Matt has a BS in Biochemistry and Molecular Biology and a PhD in Physiology from the University of Wisconsin-Madison. His PhD thesis was on the biophysics and physiology of hERG potassium channels. He was a postdoctoral fellow at the HHMI and University of Washington in Seattle where he investigated molecular mechanisms of CNG channels. He joined the faculty in the Department of Physiology at the University of Maryland School of Medicine and was awarded tenure in 2012. His lab investigates hERG channel biophysics, physiology and pathophysiology using a combination of fluorescence spectroscopy and electrophysiology, stem-cell derived cardiomyocytes, familial long QT syndrome mutations and inhibitors that cause acquired LQTS. When not in lab, he enjoys soccer, skiing and craft beverages.

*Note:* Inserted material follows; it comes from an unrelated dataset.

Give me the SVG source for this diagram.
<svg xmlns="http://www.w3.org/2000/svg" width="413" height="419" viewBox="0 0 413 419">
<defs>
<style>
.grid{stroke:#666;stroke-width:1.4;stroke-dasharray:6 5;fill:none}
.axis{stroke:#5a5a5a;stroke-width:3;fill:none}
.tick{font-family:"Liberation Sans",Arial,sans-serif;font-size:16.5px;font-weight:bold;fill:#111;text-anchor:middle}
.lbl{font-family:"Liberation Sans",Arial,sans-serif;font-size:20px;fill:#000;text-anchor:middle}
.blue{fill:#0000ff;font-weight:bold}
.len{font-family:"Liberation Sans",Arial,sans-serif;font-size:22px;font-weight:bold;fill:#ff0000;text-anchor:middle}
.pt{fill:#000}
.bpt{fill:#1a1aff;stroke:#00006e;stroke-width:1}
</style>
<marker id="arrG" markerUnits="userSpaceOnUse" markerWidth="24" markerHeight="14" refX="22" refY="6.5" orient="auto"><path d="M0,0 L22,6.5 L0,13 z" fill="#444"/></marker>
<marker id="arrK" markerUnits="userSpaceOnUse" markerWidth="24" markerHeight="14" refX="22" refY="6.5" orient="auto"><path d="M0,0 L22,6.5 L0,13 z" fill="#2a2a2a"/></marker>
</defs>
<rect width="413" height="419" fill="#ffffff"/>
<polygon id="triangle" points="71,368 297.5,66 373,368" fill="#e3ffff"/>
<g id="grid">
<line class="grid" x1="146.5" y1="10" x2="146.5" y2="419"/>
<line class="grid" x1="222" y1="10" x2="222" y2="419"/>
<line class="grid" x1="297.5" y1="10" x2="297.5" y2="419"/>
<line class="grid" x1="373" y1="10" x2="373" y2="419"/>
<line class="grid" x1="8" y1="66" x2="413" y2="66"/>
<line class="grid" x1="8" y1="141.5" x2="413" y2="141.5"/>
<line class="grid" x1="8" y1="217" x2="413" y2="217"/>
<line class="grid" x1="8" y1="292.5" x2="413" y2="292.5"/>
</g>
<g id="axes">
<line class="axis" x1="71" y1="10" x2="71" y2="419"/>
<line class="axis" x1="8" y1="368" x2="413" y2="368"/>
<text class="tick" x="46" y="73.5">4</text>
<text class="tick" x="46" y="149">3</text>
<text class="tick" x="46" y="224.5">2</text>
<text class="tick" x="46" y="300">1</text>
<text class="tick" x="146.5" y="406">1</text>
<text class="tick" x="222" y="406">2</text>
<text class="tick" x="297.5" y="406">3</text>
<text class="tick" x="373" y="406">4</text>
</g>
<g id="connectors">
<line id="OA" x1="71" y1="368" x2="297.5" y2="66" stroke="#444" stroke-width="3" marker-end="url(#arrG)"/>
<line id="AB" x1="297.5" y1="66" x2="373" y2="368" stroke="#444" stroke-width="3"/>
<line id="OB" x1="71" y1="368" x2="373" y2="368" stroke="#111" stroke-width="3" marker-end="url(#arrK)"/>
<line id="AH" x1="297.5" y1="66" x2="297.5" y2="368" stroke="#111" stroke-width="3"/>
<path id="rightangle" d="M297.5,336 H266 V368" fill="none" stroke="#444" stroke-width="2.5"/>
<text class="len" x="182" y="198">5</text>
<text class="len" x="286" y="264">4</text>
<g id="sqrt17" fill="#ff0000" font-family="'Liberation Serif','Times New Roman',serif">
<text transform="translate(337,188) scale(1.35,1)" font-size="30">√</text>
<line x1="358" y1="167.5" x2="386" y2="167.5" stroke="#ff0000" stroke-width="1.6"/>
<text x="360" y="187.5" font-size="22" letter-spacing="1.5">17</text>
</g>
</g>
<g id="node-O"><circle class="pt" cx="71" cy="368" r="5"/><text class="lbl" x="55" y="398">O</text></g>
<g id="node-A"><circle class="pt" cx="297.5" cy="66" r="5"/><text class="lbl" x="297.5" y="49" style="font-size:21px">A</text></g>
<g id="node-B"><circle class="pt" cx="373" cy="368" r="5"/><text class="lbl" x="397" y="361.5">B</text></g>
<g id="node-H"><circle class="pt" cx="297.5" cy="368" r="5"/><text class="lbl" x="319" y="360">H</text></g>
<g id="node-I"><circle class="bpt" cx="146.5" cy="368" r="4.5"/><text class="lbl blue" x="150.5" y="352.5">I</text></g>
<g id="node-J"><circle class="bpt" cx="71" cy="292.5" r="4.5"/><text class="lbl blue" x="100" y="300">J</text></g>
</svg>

Ashley is a research associate in the lab. She graduated with a BS degree in 2008 and a PhD in 2013, both from Drexel University where she studied muscle biology dysfunction in neurodegenerative diseases. After making the move to Baltimore, MD to study ion channel biology, a long time research interest, her main focus now is combining spectroscopic and electrophysiological techniques to answer questions about how ion channels are regulated. She lives with her husband, Daniel, in Baltimore city. Her love of science is rivaled only by her love of travel.

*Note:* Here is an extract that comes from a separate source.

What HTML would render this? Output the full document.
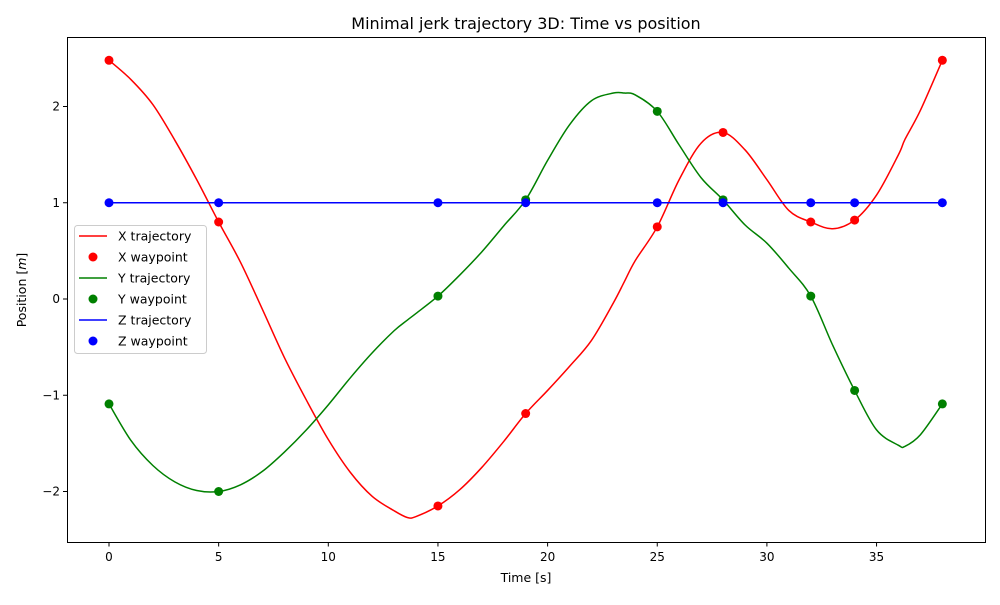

Sara is a post-doc and is trained in biophysics and biochemistry, but has a broad background in both physical and chemical sciences. Her scientific training began at Humboldt State University where she graduated with a bachelor’s degree in chemistry. There, she had the opportunity to conduct undergraduate research each school year as well as a SURF scholar at UCSC. After her bachelor’s degree she worked as a chemist in the pharmaceutical industry for two years prior to pursuing her doctorate. Sara now holds a PhD in biophysics and biochemistry from Oregon State University where she studied the biophysical properties of the protein dysferlin associated with the adult onset muscular dystrophy LGMD2. Her current focus is on understanding the mechanism and functional dynamics of the K channel hERG at the angstrom level during ion channel gating. She utilizes non-canonical amino acid fluorophore, and a dual electrophysiology and tmFRET technique to visualize protein channel movement under voltage control. Additionally, she has a strong interest in protein structure and the development of new probes to test protein dynamics. In her free time she enjoys canning jam and visiting the redwood trees.

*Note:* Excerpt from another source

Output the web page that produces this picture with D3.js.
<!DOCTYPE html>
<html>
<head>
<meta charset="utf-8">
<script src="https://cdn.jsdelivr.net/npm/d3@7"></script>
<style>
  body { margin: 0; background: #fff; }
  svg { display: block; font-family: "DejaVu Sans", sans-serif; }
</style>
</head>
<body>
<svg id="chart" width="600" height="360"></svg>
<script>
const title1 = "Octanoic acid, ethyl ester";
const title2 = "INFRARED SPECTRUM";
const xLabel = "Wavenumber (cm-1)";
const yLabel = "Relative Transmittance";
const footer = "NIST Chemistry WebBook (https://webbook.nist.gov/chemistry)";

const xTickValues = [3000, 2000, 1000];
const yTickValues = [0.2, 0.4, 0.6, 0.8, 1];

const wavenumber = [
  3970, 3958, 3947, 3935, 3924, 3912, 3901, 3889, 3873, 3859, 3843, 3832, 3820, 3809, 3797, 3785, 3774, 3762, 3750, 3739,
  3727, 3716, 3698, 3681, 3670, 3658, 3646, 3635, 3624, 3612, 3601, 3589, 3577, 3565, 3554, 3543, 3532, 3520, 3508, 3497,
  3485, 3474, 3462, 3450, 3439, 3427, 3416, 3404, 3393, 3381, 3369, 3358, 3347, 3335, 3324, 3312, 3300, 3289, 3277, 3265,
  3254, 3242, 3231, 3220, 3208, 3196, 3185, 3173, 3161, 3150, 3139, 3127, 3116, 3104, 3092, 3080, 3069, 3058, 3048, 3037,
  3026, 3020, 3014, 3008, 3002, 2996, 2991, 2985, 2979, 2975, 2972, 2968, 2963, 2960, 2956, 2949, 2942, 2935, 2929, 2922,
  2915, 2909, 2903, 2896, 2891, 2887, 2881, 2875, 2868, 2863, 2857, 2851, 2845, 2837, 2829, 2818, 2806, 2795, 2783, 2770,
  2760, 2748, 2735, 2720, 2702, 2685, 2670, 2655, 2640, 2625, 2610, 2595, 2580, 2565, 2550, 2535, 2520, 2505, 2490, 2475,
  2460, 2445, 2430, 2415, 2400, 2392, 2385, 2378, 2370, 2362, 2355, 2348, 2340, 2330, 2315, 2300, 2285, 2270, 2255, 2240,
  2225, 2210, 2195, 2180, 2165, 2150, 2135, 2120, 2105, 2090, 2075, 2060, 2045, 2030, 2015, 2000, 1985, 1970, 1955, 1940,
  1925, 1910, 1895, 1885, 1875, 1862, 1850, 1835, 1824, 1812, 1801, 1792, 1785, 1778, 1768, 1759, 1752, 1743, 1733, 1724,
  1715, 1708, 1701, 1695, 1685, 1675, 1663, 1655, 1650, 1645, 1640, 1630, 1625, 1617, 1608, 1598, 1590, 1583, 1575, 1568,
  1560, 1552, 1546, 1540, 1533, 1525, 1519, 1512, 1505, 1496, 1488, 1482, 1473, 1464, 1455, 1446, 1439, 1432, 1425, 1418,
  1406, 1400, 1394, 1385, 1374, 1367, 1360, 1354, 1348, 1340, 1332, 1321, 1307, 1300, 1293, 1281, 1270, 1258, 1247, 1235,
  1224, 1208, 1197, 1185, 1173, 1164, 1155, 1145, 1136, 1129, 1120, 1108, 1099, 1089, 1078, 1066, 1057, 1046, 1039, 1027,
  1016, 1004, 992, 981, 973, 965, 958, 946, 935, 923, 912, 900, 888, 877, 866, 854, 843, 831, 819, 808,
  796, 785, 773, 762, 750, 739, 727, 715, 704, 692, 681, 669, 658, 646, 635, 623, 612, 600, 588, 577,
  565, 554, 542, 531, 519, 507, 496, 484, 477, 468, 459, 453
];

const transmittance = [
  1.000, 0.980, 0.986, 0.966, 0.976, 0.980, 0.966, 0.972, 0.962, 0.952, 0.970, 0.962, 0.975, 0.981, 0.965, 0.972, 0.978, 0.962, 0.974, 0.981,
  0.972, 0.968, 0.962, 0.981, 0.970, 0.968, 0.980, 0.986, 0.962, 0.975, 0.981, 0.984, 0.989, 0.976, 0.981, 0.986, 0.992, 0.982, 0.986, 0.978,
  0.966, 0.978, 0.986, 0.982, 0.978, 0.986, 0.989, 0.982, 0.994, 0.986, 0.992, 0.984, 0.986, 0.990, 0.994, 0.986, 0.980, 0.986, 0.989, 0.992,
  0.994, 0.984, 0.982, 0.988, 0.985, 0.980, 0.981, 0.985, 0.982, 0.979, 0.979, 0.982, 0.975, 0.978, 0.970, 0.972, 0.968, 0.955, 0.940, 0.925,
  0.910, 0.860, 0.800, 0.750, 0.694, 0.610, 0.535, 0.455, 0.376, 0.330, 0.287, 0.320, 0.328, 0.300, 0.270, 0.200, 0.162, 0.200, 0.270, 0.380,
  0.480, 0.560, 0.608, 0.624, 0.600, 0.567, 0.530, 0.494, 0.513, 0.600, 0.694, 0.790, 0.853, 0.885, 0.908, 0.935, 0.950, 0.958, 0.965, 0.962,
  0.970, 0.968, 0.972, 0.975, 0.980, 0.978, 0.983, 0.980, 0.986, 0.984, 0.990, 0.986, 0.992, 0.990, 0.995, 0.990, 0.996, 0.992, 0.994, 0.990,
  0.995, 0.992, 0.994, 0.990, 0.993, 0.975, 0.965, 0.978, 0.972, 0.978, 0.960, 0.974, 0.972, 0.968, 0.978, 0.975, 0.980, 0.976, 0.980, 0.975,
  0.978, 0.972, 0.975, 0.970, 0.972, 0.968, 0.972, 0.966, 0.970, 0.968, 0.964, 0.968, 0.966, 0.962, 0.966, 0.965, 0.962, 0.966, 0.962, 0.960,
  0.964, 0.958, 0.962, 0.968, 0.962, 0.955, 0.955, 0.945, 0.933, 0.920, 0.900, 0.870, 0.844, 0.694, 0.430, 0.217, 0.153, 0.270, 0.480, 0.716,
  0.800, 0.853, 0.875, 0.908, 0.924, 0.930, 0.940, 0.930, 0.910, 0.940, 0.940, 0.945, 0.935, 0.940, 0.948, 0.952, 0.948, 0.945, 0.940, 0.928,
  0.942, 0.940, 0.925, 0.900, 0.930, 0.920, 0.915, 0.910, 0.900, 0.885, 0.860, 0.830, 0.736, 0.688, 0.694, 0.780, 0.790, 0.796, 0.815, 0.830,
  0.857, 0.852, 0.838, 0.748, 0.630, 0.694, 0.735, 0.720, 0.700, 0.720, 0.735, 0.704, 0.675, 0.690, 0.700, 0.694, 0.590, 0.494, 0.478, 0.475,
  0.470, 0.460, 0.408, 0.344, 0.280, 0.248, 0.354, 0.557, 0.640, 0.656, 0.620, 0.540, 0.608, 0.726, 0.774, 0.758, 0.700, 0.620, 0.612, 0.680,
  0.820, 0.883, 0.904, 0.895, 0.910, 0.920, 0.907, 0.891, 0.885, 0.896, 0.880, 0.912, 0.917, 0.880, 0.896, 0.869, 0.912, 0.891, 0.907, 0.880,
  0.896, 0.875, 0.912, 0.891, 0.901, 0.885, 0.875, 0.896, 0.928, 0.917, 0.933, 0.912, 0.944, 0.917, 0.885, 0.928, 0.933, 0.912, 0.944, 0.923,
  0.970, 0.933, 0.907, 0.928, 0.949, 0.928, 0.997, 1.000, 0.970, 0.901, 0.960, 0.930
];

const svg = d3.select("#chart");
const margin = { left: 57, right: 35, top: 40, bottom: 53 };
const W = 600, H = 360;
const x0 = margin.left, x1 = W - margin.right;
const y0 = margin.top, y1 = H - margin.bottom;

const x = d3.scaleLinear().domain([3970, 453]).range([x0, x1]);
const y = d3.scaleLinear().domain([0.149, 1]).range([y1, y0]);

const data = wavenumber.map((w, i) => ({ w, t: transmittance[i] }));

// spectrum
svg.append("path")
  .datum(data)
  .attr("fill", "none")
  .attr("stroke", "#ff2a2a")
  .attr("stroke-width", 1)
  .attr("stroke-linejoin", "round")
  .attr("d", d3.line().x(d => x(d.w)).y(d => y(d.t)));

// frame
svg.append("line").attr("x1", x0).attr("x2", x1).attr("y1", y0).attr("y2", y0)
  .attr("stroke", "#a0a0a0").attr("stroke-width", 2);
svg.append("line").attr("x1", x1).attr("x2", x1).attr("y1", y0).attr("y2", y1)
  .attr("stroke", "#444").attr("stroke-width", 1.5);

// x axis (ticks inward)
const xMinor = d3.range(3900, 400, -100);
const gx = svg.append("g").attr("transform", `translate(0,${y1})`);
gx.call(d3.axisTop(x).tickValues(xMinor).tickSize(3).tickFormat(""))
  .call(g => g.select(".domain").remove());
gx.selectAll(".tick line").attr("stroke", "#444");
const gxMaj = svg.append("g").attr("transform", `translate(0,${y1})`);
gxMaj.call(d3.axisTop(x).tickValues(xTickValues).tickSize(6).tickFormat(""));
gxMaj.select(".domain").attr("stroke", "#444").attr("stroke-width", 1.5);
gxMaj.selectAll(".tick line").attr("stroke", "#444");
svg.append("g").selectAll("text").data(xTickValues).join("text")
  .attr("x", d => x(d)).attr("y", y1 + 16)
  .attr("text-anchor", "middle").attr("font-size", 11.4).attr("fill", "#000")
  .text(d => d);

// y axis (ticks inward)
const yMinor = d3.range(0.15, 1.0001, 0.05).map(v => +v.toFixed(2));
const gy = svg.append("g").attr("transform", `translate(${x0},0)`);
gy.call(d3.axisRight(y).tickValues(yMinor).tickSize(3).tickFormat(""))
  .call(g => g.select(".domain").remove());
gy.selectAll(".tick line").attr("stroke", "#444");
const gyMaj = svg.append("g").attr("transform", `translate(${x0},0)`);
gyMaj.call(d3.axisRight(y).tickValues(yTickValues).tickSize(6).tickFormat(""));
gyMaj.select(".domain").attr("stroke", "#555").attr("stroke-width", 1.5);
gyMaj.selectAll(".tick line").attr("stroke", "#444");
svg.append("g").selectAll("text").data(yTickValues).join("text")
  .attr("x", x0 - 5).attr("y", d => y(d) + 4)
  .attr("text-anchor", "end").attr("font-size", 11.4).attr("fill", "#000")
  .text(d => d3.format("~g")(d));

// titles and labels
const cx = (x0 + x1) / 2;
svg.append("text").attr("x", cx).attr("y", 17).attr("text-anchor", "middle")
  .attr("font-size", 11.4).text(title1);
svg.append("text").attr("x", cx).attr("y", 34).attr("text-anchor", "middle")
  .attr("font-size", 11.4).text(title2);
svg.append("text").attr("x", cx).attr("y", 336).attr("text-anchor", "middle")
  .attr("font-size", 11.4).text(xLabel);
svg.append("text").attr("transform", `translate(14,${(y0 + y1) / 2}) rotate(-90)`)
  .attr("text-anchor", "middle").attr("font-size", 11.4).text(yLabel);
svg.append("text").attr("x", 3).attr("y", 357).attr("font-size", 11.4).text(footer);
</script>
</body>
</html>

Hannah is the Trudeau lab technician. She graduated with her B.A. degrees in Biology and Art History from UMBC in 2020. During her undergraduate career, she was fascinated by finding the intersections between the arts and sciences – an endeavor that she hopes to continue in her life. She finds stem cells and its application to research fascinating and aims to learn more about gene editing. In her free time, she enjoys lounging around in her hammock and playing the guitar, but not simultaneously, as she recently realized how difficult that was.
Taylor is a rotation student in the lab. She graduated from the College of Charleston with a BS in biology in 2018, then took a year off to travel across the country in her car. Currently, she is a second-year PhD student in the University of Maryland School of Medicine’s Molecular Medicine program. Her research interests are in molecular and cellular physiology, and she is using her time in rotations to explore scientific interests and learn as much as possible. Outside of the lab, you can usually find her watching cartoons, reading a book, or spending time outdoors with a craft beer.”